Where do we, as both fans and consumers, draw the line? Do we boycott the films of the people who perform these monstrous acts? What about all the other entertainers who openly support them? Surely, people who are too selfish to look beyond the interests of their insulated group do not deserve the love, adoration, and money of millions of strangers who have made them who they are today. But if we cut out every entertainer who displays or supports problematic behavior, there would be very few of them left in the world.
I don’t have the answers. All I know is that I’m saddened that I will probably have to be willing to overlook these things to get anywhere in the entertainment industry. I’m saddened that thousands of young people have a poster on their walls of a man who physically and mentally tortured his girlfriend into committing suicide. But what makes me saddest is the fact that I live in a society where these issues barely merit a discussion, simply because a person’s talents as an artist have endeared them to the public to the extent that we are willing to ignore all the unpleasant bits of their personality.

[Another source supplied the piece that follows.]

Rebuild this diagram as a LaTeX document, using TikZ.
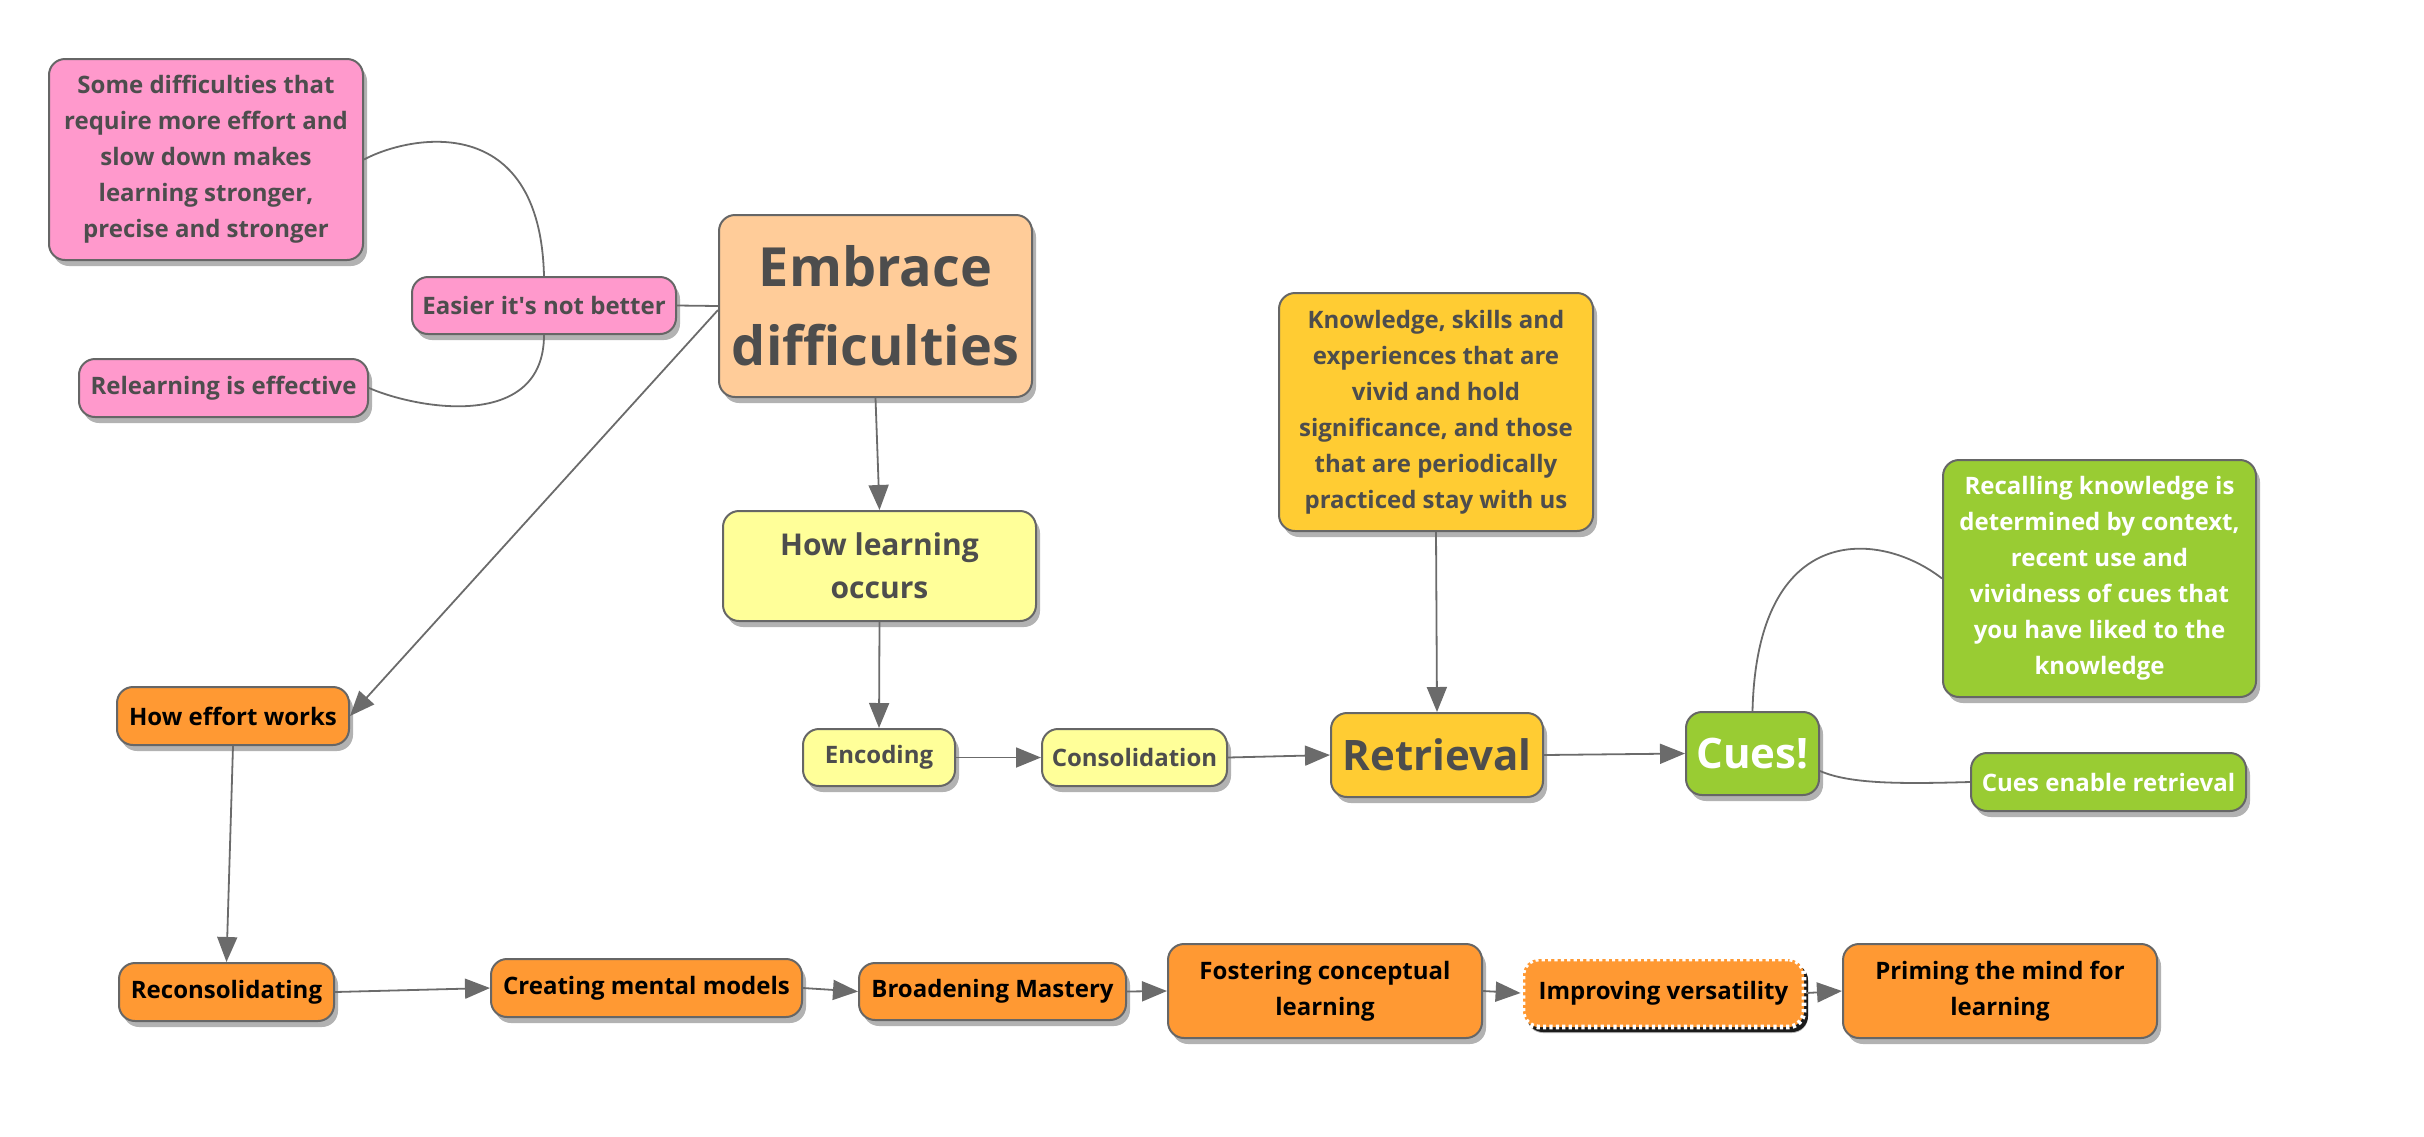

We don’t have to put up with this; this is something we have chosen. Celebrities are not ordained royals whose thumbs we’re forced to live under. They are just people, and like all people, they are flawed. It is up to us decide how many flaws a person is allowed to have before they have to trade in their popularity and legacy to pay for the things they’ve done.
I don’t know about the rest of you, but I’m choosing to say, No more. No more of my time, energy, words, or money will be spent on celebrities who don’t deserve it. I will save it for their victims…if the mainstream media even remembers to print their names.